I’ve learnt to accept and love who I am and to believe in myself. My aim is to help others do the same through writing and coaching. Monday to Thursday I work as a writer for a company that runs mental health and wellbeing websites and Happiful magazine. I fit my blogging and coaching work around this, which can be quite a lot of work! To keep my mental health in check, I have to ensure I practice what I preach and prioritise self-care.
What does self-care mean for you?
For me, self-care is all about tuning into what my body and mind need – and giving it that. Sometimes that means saying no to a social invite because I need to prioritise rest. Sometimes it means dragging myself out of the flat for a walk because I know my body needs movement.
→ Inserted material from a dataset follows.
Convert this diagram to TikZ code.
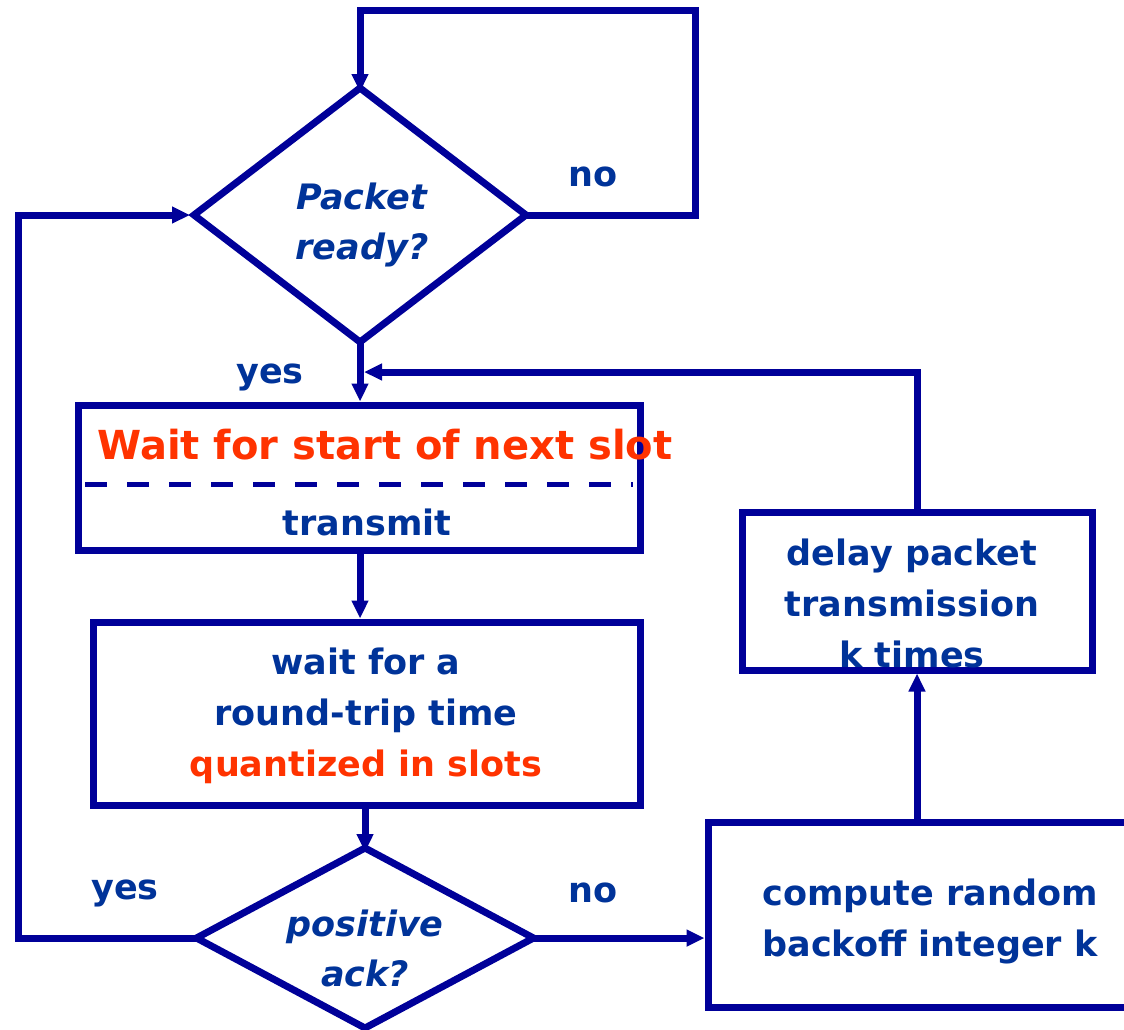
\documentclass[tikz,border=0pt]{standalone}
\usepackage{fontspec}
\setmainfont{DejaVu Sans}
\newfontface\boldobl{DejaVu Sans Bold Oblique}
\usetikzlibrary{shapes.geometric,arrows.meta}
\definecolor{lineblue}{RGB}{0,0,153}
\definecolor{textblue}{RGB}{0,51,153}
\definecolor{hotred}{RGB}{255,51,0}
\tikzset{
  flow/.style={draw=lineblue, line width=7pt},
  arr/.style={flow, -{Triangle[length=18pt,width=16pt]}},
  box/.style={flow, rectangle, inner sep=0pt, fill=none},
  decision/.style={flow, diamond, inner sep=0pt, outer sep=0pt},
  txt/.style={text=textblue, font=\fontsize{35}{51}\selectfont\bfseries, align=center, inner sep=0pt},
  redtxt/.style={txt, text=hotred},
  itxt/.style={text=textblue, font=\fontsize{35}{50}\selectfont\boldobl, align=center, inner sep=0pt},
}
\begin{document}
\begin{tikzpicture}[x=1pt,y=-1pt]
\useasboundingbox (0,0) rectangle (1124,1029);
\clip (0,0) rectangle (1124,1029);
\fill[white] (0,0) rectangle (1124,1029);

% shapes
\node[decision, minimum width=332pt, minimum height=254pt] (d1) at (360,215) {};
\node[box, minimum width=562pt, minimum height=145pt] (b1) at (359,477.5) {};
\node[box, minimum width=547pt, minimum height=183pt] (b2) at (366.5,713.5) {};
\node[decision, minimum width=337pt, minimum height=180pt] (d2) at (365,938) {};
\node[box, minimum width=432pt, minimum height=185pt] (b3) at (924,914.5) {};
\node[box, minimum width=350pt, minimum height=158pt] (b4) at (917,591) {};

% dashed separator in b1
\coordinate (s1) at (85,484);
\coordinate (s2) at (633,484);
\draw[draw=lineblue, line width=5pt, dash pattern=on 22pt off 20pt] (s1) -- (s2);

% texts
\node[itxt] (d1t) at (362,225) {Packet\\ready?};
\node[itxt] (d2t) at (365,948) {positive\\ack?};
\node[redtxt, font=\fontsize{40}{50}\selectfont\bfseries] (b1a) at (385,445) {Wait for start of next slot};
\node[txt] (b1b) at (367,522) {transmit};
\node[txt] (b2a) at (366,690) {wait for a\\round-trip time};
\node[redtxt] (b2b) at (366,767) {quantized in slots};
\node[txt] (b3t) at (930,921) {compute random\\backoff integer k};
\node[txt] (b4t) at (912,603) {delay packet\\transmission\\k times};

\node[txt] (no1) at (593,177) {no};
\node[txt] (yes1) at (270,377) {yes};
\node[txt] (yes2) at (125,893) {yes};
\node[txt] (no2) at (593,893) {no};

% connectors
\coordinate (tr) at (695,10);
\coordinate (lc) at (18,600);
\coordinate (mj) at (364,372);
\draw[arr] (d1.east) -| (tr) -| ([yshift=-4pt]d1.north);
\draw[arr] (d1.south) -- (d1.south |- b1.north);
\draw[arr] (b1.south -| d1.south) -- (d1.south |- b2.north);
\draw[arr] (b2.south -| d2.north) -- ([yshift=-4pt]d2.north);
\draw[arr] (d2.east) -- (b3.west |- d2.east);
\draw[arr] (b4.south |- b3.north) -- (b4.south);
\draw[arr] (b4.north) |- (mj);
\draw[arr] (d2.west) -| (lc) |- ([xshift=-4pt]d1.west);
\end{tikzpicture}
\end{document}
I consider being creative an essential act of self-care.
As well as the more ‘stereotypical’ self-care practices like meditation, yoga and baths (which I love!), I consider being creative an essential act of self-care. Having the space to write and take pictures helps me express myself, something that I think can get forgotten when we talk about self-care.
I first discovered you through the Creatively Human podcast. Tell me, what inspired you to build a career as a coach?
I’ve always wanted to be able to help and support people, but I was beginning to feel a little restricted doing this solely through blog posts and articles.
Self-care and self-worth are incredibly personal things. We all have different circumstances, different histories, different experiences. This can make it difficult to create a blog post or magazine article that’s tailored – you have to keep things quite generic.
Through coaching, you have dedicated time with one person. You’re able to listen to their experiences, their obstacles and help them find a way forward. This is why it appealed to me, so I did my training, got insured and launched my services! To me, it’s felt like a natural evolution from what I was doing through the blog.
How do you make sure you’re looking after yourself each day?
I like to take time on a Sunday to plan my week ahead and always make sure I include self-care on my ‘to-do’ list. I know that if I don’t carve out space for self-care and rest, I can get overwhelmed and my anxiety can spike.
Because I know the consequences of neglecting self-care, I give it the same weight of importance as any other task on my list.
Because I know the consequences of neglecting self-care, I give it the same weight of importance as any other task on my list. As well as having this time scheduled in, I check in with myself daily through journaling. This just helps me stay aware of how I’m feeling, what I need more of and what boundaries I need to put in place.
You talk a lot about self-love. Share a tip, something that’s helped you on your path to loving yourself a little more.
A tool I used when I was recovering from my eating disorder, and one I still use today, is having an ‘evidence bank’. Back then it was a tiny notebook I filled with compliments from other people. Every time my eating disorder voice tried to make me feel worthless, I referred back to my evidence bank and argued back.
These days it’s a photo album on my phone filled with screenshots of lovely messages, emails and comments I get that remind me what I’m doing is making a difference and that I’m on the right path. Set up your own evidence bank in whatever format works for you and start to use it to argue with your inner critic.
I really enjoyed reading your contribution, Kat. And the concept of an ‘evidence bank’ is one I’ve heard of but it’s great to know how it started for you and how you continue to use it. Thank you for taking part and for giving us such an honest perspective of your self-care routine.